Experimentation and Modifications
In Spring 2010, I began to experiment with the Pashley's positioning and components in order to address my complaints: I lowered the handlebars, raised the saddle, replaced the sluggish Marathon Plus tires with the faster Delta Cruisers, and even removed the front wicker basket in hopes of reducing wind resistance. Each of these changes indeed made a difference, and to my delight the bike now handled similarly to the vintage Raleigh.

I also installed a set of Wald rear folding baskets, which improved my quality of life immensely.

The Decision to Sell
At this point, I was once again happy with the Pashley Princess and had decided to keep it after all. I rode it for most of the summer without complaints. But then, something unexpected happened. By some bizarre stroke of luck I came across a 1990s Gazelle, which I was able to acquire for less than the cost of a Brooks saddle. The second-hand Gazelle handled similarly to my vintage Raleigh, but it was newer and I felt more comfortable using it for transportation. Once I had the Gazelle and found myself riding it all the time, I could not financially justify keeping the Pashley. I decided to sell it and did so swiftly to avoid further agonising over the decision. It was a beautiful bicycle, and I basically learned transportation cycling while riding it. But I do not regret my choice.

In Conclusion
I would describe the Pashley Princess as an elegant and well-made bicycle that is perhaps best suited for those who prefer to cycle slowly and do not live in a hilly area. But ride quality is highly subjective, and so I would recommend reading as many reviews of this bicycle as you can to get a sense of how others feel about it. After all, Katie Doncaster toured across Europe on hers and found it to be well suited for the trip.

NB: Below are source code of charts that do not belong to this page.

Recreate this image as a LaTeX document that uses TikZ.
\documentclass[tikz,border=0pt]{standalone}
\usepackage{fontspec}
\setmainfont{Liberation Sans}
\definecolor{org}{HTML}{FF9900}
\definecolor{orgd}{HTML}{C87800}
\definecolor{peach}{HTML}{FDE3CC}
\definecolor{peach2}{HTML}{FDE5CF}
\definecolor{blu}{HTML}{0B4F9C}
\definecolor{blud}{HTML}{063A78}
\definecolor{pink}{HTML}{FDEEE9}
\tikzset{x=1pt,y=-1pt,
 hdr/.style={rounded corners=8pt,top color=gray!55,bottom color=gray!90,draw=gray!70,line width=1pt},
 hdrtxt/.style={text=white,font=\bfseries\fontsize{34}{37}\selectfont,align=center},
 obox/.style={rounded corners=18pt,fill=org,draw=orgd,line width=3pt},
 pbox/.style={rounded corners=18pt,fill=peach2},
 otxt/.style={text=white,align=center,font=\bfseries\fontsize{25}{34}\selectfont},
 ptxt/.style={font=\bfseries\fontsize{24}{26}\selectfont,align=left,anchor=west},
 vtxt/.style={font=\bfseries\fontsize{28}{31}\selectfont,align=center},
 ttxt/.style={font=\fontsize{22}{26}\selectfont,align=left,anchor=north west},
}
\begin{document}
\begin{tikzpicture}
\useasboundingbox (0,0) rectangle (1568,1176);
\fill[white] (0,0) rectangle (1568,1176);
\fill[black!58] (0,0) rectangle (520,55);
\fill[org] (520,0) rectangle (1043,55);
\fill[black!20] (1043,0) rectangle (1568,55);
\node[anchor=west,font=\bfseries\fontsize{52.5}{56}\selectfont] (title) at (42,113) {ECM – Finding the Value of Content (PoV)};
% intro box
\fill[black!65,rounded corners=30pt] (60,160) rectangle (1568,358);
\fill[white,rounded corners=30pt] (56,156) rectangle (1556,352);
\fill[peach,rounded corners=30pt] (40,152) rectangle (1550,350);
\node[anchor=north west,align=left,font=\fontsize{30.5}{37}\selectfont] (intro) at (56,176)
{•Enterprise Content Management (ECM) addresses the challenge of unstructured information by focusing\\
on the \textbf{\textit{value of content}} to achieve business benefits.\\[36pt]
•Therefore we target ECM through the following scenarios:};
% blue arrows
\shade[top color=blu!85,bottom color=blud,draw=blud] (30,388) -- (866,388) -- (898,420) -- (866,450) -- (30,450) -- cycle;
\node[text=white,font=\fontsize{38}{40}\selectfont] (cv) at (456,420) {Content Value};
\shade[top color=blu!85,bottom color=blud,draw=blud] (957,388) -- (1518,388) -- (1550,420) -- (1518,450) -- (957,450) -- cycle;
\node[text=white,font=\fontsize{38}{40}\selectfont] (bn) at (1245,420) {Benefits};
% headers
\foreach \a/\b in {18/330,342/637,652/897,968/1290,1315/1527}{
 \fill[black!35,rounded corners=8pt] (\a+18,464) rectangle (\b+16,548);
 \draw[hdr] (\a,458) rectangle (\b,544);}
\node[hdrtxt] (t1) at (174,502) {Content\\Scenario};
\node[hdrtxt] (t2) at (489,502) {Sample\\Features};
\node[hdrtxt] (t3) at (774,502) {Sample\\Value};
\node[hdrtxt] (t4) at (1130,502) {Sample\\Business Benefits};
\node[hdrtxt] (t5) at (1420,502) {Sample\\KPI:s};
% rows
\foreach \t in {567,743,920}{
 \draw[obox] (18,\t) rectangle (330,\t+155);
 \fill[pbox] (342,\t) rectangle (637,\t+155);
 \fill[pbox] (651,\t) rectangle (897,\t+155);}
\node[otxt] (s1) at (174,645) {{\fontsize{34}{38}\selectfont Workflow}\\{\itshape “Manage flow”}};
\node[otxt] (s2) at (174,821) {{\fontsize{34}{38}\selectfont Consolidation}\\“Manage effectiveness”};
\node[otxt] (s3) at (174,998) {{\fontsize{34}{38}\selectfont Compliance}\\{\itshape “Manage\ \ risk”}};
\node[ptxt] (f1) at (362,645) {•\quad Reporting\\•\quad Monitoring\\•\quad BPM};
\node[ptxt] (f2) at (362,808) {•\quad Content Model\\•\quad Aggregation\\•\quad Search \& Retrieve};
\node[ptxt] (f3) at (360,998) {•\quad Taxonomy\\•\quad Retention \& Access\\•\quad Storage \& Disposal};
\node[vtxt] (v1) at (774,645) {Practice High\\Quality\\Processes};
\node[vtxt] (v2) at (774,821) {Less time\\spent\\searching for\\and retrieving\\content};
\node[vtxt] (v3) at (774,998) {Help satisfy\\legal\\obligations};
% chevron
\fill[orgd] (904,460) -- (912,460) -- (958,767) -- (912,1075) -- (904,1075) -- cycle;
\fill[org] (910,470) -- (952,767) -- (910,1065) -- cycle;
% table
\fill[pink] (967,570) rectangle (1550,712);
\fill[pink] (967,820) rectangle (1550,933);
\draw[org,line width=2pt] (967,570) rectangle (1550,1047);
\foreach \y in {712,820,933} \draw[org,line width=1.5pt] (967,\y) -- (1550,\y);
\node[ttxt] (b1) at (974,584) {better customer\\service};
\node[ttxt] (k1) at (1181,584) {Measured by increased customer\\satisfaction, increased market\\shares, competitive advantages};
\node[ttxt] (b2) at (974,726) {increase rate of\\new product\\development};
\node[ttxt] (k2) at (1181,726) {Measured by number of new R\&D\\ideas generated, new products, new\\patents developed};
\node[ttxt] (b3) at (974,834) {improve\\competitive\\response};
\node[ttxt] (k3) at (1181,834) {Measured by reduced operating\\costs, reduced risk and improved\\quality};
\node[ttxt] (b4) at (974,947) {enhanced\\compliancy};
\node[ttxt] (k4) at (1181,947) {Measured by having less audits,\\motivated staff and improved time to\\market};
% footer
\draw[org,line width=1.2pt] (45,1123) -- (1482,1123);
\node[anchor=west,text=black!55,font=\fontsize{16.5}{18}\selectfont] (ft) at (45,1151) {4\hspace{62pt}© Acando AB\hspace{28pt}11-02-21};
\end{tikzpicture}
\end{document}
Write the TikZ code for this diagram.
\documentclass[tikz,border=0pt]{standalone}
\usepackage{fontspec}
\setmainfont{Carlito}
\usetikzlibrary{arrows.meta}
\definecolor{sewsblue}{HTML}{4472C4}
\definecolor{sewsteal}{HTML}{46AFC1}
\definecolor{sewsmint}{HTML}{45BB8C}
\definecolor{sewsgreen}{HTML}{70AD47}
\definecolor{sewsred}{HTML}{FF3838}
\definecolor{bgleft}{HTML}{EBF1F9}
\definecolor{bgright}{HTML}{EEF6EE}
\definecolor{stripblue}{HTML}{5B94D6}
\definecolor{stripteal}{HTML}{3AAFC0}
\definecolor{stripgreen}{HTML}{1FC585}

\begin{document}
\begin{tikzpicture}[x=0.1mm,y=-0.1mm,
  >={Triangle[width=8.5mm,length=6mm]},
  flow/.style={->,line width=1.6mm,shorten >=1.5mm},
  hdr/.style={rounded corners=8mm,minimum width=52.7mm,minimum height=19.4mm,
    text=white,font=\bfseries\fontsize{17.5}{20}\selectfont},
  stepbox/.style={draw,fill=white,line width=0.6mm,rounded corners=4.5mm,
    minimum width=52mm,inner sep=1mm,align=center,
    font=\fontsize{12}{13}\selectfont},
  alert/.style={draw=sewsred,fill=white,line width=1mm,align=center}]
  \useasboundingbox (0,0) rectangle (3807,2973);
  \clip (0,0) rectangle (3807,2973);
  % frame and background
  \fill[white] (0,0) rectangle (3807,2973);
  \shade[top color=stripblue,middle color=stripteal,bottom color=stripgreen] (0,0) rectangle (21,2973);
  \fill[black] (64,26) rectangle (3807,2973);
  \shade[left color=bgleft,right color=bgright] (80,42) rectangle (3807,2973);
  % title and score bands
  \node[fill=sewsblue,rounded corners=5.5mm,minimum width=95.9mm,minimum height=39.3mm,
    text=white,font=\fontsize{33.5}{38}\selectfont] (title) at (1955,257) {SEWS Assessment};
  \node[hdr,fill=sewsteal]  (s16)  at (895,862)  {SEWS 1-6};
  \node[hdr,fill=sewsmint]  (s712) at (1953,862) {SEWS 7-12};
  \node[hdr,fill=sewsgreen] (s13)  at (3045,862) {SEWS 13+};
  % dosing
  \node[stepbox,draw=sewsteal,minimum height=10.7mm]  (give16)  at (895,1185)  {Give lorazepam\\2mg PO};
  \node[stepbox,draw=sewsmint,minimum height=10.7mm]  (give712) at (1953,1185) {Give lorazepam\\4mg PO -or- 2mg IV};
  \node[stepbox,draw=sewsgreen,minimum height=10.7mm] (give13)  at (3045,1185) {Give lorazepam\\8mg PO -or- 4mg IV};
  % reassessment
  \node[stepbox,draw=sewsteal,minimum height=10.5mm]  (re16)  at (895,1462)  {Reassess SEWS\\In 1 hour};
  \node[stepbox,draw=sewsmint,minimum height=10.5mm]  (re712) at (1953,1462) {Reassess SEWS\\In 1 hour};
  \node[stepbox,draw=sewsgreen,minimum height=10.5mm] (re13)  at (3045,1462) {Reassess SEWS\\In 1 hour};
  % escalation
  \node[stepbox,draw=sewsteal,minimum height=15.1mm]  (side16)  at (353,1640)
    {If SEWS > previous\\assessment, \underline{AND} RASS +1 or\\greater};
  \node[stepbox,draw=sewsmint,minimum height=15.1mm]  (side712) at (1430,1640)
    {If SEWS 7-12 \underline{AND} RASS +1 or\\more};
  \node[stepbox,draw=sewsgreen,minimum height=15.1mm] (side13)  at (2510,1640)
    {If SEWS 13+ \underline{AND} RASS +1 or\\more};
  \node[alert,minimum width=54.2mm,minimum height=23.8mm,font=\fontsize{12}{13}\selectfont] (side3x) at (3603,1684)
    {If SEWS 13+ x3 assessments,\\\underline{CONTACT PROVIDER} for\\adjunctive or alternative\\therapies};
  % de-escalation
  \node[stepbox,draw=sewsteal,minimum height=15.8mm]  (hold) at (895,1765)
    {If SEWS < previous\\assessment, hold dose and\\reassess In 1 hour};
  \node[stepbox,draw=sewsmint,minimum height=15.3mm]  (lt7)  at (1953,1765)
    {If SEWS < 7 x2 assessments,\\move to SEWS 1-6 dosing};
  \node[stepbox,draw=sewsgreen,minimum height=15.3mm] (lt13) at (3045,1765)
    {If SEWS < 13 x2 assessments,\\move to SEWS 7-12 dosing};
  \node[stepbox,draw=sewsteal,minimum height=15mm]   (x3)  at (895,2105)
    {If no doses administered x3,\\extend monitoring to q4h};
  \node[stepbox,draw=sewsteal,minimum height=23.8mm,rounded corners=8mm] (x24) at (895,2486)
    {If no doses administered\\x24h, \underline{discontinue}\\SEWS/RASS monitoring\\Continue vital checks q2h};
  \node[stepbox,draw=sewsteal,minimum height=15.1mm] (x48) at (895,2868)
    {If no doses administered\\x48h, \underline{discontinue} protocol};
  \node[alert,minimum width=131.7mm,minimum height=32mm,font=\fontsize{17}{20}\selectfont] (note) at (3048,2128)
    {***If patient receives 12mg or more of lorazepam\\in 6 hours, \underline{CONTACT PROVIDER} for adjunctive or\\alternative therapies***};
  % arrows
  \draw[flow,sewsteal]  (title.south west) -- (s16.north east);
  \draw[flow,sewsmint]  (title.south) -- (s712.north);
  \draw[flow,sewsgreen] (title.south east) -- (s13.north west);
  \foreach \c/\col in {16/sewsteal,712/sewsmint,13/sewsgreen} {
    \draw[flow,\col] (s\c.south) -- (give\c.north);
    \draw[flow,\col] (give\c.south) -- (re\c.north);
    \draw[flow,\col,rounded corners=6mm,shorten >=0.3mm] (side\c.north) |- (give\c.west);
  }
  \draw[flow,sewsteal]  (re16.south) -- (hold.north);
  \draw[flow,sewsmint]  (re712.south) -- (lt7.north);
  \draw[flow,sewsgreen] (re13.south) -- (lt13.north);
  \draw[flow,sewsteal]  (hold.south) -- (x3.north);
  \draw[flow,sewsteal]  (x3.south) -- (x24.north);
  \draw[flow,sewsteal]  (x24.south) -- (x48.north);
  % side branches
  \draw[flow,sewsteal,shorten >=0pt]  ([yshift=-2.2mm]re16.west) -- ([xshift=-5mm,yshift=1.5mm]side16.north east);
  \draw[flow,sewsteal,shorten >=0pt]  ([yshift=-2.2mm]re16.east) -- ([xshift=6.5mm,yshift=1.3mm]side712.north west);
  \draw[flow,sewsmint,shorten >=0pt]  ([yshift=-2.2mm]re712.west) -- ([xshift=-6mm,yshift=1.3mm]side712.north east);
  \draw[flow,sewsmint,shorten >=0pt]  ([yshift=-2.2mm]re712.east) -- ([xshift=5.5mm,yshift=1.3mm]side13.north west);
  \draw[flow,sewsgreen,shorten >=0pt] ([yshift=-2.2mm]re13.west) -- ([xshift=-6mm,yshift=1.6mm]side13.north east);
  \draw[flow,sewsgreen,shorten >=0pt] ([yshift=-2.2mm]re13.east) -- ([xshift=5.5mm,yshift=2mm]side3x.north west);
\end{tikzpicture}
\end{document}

It is also worth noting, that the Princess model should not be compared to the men's Roadster model, as the latter has 28" wheels and possibly different frame geometry (it looked like it, but we didn't measure when we had both bicycles). While I decided to sell my Princess, the Co-Habitant continues to ride his Pashley Roadster happily on a daily basis and will hopefully soon grace us with a review.